In mlverse/torchlight: Higher Level 'API' for 'torch'

Let's implement a callback that prints 'Iteration n' (where n is the iteration number) for every batch in the training set and 'Done' when an epoch is finished. For that task we use the luz_callback function:

print_callback <- luz_callback(
  name = "print_callback",
  initialize = function(message) {
    self$message <- message
  },
  on_train_batch_end = function() {
    cat("Iteration ", ctx$iter, "\n")
  },
  on_epoch_end = function() {
    cat(self$message, "\n")
  }
)

luz_callback() takes named functions as ... arguments, where the name indicates the moment at which the callback should be called. For instance on_train_batch_end() is called for every batch at the end of the training procedure, and on_epoch_end() is called at the end of every epoch.
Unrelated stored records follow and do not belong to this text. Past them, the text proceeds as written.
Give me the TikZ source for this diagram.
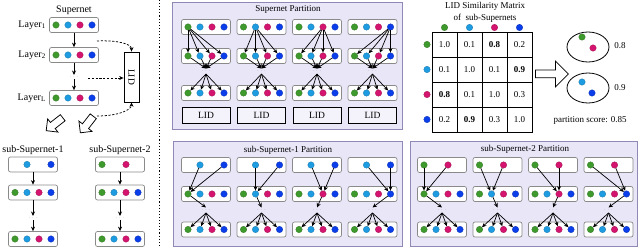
\documentclass[tikz,border=0pt]{standalone}
\usepackage{fontspec}
\setmainfont{Liberation Serif}
\usepackage{graphicx}
\usetikzlibrary{arrows.meta,shapes.arrows,shapes.geometric,calc}
\definecolor{cg}{HTML}{3E9A2C}
\definecolor{cc}{HTML}{1E9CE2}
\definecolor{cm}{HTML}{D4146E}
\definecolor{cb}{HTML}{0B3EEB}
\definecolor{lav}{HTML}{E9E6F8}
\definecolor{lavd}{HTML}{8E89B5}
\definecolor{boxg}{HTML}{8A8A8A}
\tikzset{
 dotn/.style={circle,inner sep=0pt,minimum size=6.5pt,draw=#1!75!black,line width=0.3pt,fill=#1},
 rowbox/.style={draw=boxg,fill=white,rounded corners=2pt,line width=0.7pt,minimum width=49pt,minimum height=15pt,inner sep=0pt},
 panel/.style={draw=lavd,fill=lav,line width=0.7pt,inner sep=0pt,anchor=north west},
 lidbox/.style={draw=black,fill=lav!50!white,line width=0.8pt,minimum width=48pt,minimum height=16pt,inner sep=0pt,font=\fontsize{9.5}{10}\selectfont},
 arr/.style={-{Stealth[length=4.5pt,width=4pt]},line width=0.7pt},
 dasharr/.style={-{Stealth[length=4.5pt,width=4pt]},dash pattern=on 2.2pt off 1.6pt,line width=0.75pt},
 hollowA/.style={single arrow,draw,fill=white,line width=0.75pt,minimum height=21pt,inner xsep=0pt,inner ysep=3.5pt,single arrow head extend=4.5pt},
 bigarrow/.style={single arrow,draw,fill=white,line width=0.75pt,minimum height=33pt,inner xsep=0pt,inner ysep=3.5pt,single arrow head extend=9pt},
 vdots/.style={font=\tiny,text=gray,inner sep=0pt},
 lbl/.style={font=\fontsize{9}{10}\selectfont,inner sep=0pt},
 llbl/.style={font=\fontsize{10}{11}\selectfont,inner sep=0pt},
 cellbox/.style={draw,line width=0.9pt,minimum size=25pt,inner sep=0pt,font=\fontsize{9}{10}\selectfont},
 ell/.style={draw,ellipse,line width=0.8pt,minimum width=42pt,minimum height=30pt,inner sep=0pt},
}
\newcommand\mkrow[4]{%
  \node[rowbox] (#1) at (#2,#3) {};
  \foreach \i/\c in {#4}{\node[dotn=\c] (#1-\i) at ({#2+(\i-2.5)*12},#3) {};}
}
\newcommand\fullrow[3]{\mkrow{#1}{#2}{#3}{1/cg,2/cc,3/cm,4/cb}}
\newcommand\mcell[3]{\node[cellbox] (m#1#2) at ({419.5+25*#1},{19.5+25*#2}) {#3};}
\begin{document}
\begin{tikzpicture}[x=1pt,y=-1pt]
\useasboundingbox (0,0) rectangle (640,248);
% separator
\draw[dotted,line width=1.1pt] (159.5,0) -- (159.5,248);
% ---------- left panel ----------
\node[llbl] (st) at (74,10) {Supernet};
\fullrow{L1}{74}{25}
\fullrow{L2}{74}{55}
\node[vdots] (Ld) at (74,77) {$\cdots$};
\fullrow{L3}{74}{98}
\node[llbl,anchor=east] (l1) at (46,25) {Layer\textsubscript{1}};
\node[llbl,anchor=east] (l2) at (46,55) {Layer\textsubscript{2}};
\node[llbl,anchor=east] (l3) at (46,98) {Layer\textsubscript{L}};
\coordinate (Lu) at (74,75);
\coordinate (Lv) at (74,79);
\draw[arr] (L1) -- (L2);
\draw[arr] (L2) -- (Lu);
\draw[arr] (Lv) -- (L3);
\node[draw,line width=0.8pt,minimum width=15pt,minimum height=50pt,inner sep=0pt,font=\fontsize{9.5}{10}\selectfont] (LID) at (131.5,77) {\rotatebox{-90}{LID}};
\coordinate (da) at (97,41);
\coordinate (db) at (88,78);
\coordinate (dc) at (97,116);
\draw[dasharr] (da) .. controls (118,40) and (131.5,44) .. (LID.north);
\draw[dasharr] (db) -- (db -| LID.west);
\draw[dasharr] (dc) .. controls (118,116) and (131.5,110) .. (LID.south);
\node[hollowA,rotate=218] (H1) at (56,123) {};
\node[hollowA,rotate=232] (H2) at (88,123) {};
% sub-supernets
\node[llbl] (s1t) at (33,150) {sub-Supernet-1};
\node[llbl] (s2t) at (120,150) {sub-Supernet-2};
\mkrow{A1}{33}{164.5}{2/cc,4/cb}
\fullrow{A2}{33}{192.5}
\node[vdots] (Ad) at (33,218) {$\cdots$};
\fullrow{A3}{33}{239}
\coordinate (Au) at (33,216);
\coordinate (Av) at (33,220);
\draw[arr] (A1) -- (A2);
\draw[arr] (A2) -- (Au);
\draw[arr] (Av) -- (A3);
\mkrow{B1}{120}{164.5}{1/cg,3/cm}
\fullrow{B2}{120}{192.5}
\node[vdots] (Bd) at (120,218) {$\cdots$};
\fullrow{B3}{120}{239}
\coordinate (Bu) at (120,216);
\coordinate (Bv) at (120,220);
\draw[arr] (B1) -- (B2);
\draw[arr] (B2) -- (Bu);
\draw[arr] (Bv) -- (B3);
% ---------- Supernet partition ----------
\node[panel,minimum width=230pt,minimum height=127pt] (P1) at (172,2) {};
\node[lbl] (P1t) at (288,9) {Supernet Partition};
\foreach \k/\X in {1/206,2/261.5,3/317,4/372.5}{
  \fullrow{T\k a}{\X}{27}
  \fullrow{T\k b}{\X}{56}
  \fullrow{T\k c}{\X}{93}
  \node[vdots] (T\k d) at (\X,71) {$\cdots$};
  \coordinate (T\k u) at (\X,68.5);
  \coordinate (T\k v) at (\X,74);
  \node[lidbox] (T\k L) at (\X,115) {LID};
  \foreach \j in {1,...,4}{
    \draw[arr] (T\k a-\k) -- (T\k b-\j);
    \draw[arr] (T\k b-\j) -- (T\k u);
    \draw[arr] (T\k v) -- (T\k c-\j);
  }
}
% ---------- sub-Supernet-1 partition ----------
\node[panel,minimum width=229pt,minimum height=105pt] (P2) at (173,141) {};
\node[lbl] (P2t) at (288,150) {sub-Supernet-1 Partition};
\foreach \k/\X in {1/206,2/261.5,3/317,4/372.5}{
  \mkrow{S\k a}{\X}{165}{2/cc,4/cb}
  \fullrow{S\k b}{\X}{194}
  \fullrow{S\k c}{\X}{229.5}
  \node[vdots] (S\k d) at (\X,210) {$\cdots$};
  \coordinate (S\k u) at (\X,207.5);
  \coordinate (S\k v) at (\X,213);
  \draw[arr] (S\k a-2) -- (S\k b-\k);
  \draw[arr] (S\k a-4) -- (S\k b-\k);
  \draw[arr] (S\k b-\k) -- (S\k u);
  \foreach \j in {1,...,4}{\draw[arr] (S\k v) -- (S\k c-\j);}
}
% ---------- sub-Supernet-2 partition ----------
\node[panel,minimum width=227pt,minimum height=105pt] (P3) at (410,141) {};
\node[lbl] (P3t) at (525,149) {sub-Supernet-2 Partition};
\foreach \k/\X in {1/442,2/497.5,3/553,4/608.5}{
  \mkrow{R\k a}{\X}{165}{1/cg,3/cm}
  \fullrow{R\k b}{\X}{194}
  \fullrow{R\k c}{\X}{229.5}
  \node[vdots] (R\k d) at (\X,210) {$\cdots$};
  \coordinate (R\k u) at (\X,207.5);
  \coordinate (R\k v) at (\X,213);
  \draw[arr] (R\k a-1) -- (R\k b-\k);
  \draw[arr] (R\k a-3) -- (R\k b-\k);
  \draw[arr] (R\k b-\k) -- (R\k u);
  \foreach \j in {1,...,4}{\draw[arr] (R\k v) -- (R\k c-\j);}
}
% ---------- matrix ----------
\node[lbl] (mt1) at (485,6) {LID Similarity Matrix};
\node[lbl] (mt2) at (485,18) {of\ \ sub-Supernets};
\mcell{1}{1}{1.0}\mcell{2}{1}{0.1}\mcell{3}{1}{\textbf{0.8}}\mcell{4}{1}{0.2}
\mcell{1}{2}{0.1}\mcell{2}{2}{1.0}\mcell{3}{2}{0.1}\mcell{4}{2}{\textbf{0.9}}
\mcell{1}{3}{\textbf{0.8}}\mcell{2}{3}{0.1}\mcell{3}{3}{1.0}\mcell{4}{3}{0.3}
\mcell{1}{4}{0.2}\mcell{2}{4}{\textbf{0.9}}\mcell{3}{4}{0.3}\mcell{4}{4}{1.0}
\foreach \i/\c in {1/cg,2/cc,3/cm,4/cb}{
  \node[dotn=\c] (mx\i) at ({419.5+25*\i},27.5) {};
  \node[dotn=\c] (my\i) at (427,{19.5+25*\i}) {};
}
% ---------- result ----------
\node[bigarrow] (HA) at (550,74) {};
\node[ell] (E1) at (588,47) {};
\node[ell] (E2) at (588,88) {};
\node[dotn=cg] (e1g) at (582,37) {};
\node[dotn=cm] (e1m) at (593,48) {};
\node[dotn=cc] (e2c) at (582,82) {};
\node[dotn=cb] (e2b) at (592,93) {};
\node[lbl] (v1) at (620,46) {0.8};
\node[lbl] (v2) at (620,88) {0.9};
\node[lbl] (ps) at (590,120) {partition score: 0.85};
\end{tikzpicture}
\end{document}
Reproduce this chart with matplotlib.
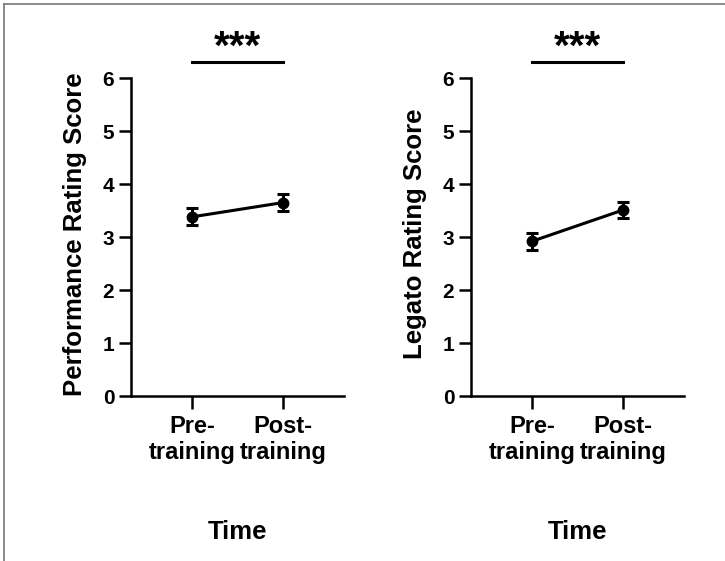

The returned value of luz_callback() is a function that initializes an instance of the callback. Callbacks can have initialization parameters, like the name of a file where you want to log the results. In that case, you can pass an initialize method when creating the callback definition, and save these parameters to the self object. In the above example, the callback has a message parameter that is printed at the end of each epoch.

Once a callback is defined it can be passed to the fit function via the callbacks parameter:

fitted <- net %>%
  setup(...) %>%
  fit(..., callbacks = list(
    print_callback(message = "Done!")
  ))

Callbacks can be called in many different positions of the training loop, including combinations of them. Here's an overview of possible callback breakpoints:

Start Fit
   - on_fit_begin
  Start Epoch Loop
     - on_epoch_begin
    Start Train
       - on_train_begin
      Start Batch Loop
         - on_train_batch_begin
          Start Default Training Step
            - on_train_batch_after_pred
            - on_train_batch_after_loss
            - on_train_batch_before_backward
            - on_train_batch_before_step
            - on_train_batch_after_step
          End Default Training Step:
         - on_train_batch_end
      End Batch Loop
       - on_train_end
    End Train
    Start Valid
       - on_valid_begin
      Start Batch Loop
         - on_valid_batch_begin
          Start Default Validation Step
            - on_valid_batch_after_pred
            - on_valid_batch_after_loss
          End Default Validation Step
         - on_valid_batch_end
      End Batch Loop
       - on_valid_end
    End Valid
      - on_epoch_end
  End Epoch Loop
   - on_fit_end
End Fit

Every step marked with on_* is a point in the training procedure that is available for callbacks to be called.

The other important part of callbacks is the ctx (context) object. See help("ctx") for details.

By default, callbacks are called in the same order as they were passed to fit (or predict or evaluate), but you can provide a weight attribute that will control the order in which it will be called. For example, if one callback has weight = 10 and another has weight = 1, then the first one is called after the second one. Callbacks that don't specify a weight attribute are considered weight = 0. A few built-in callbacks in luz already provide a weight value. For example, the ?luz_callback_early_stopping has a weight of Inf, since in general we want to run it as the last thing in the loop.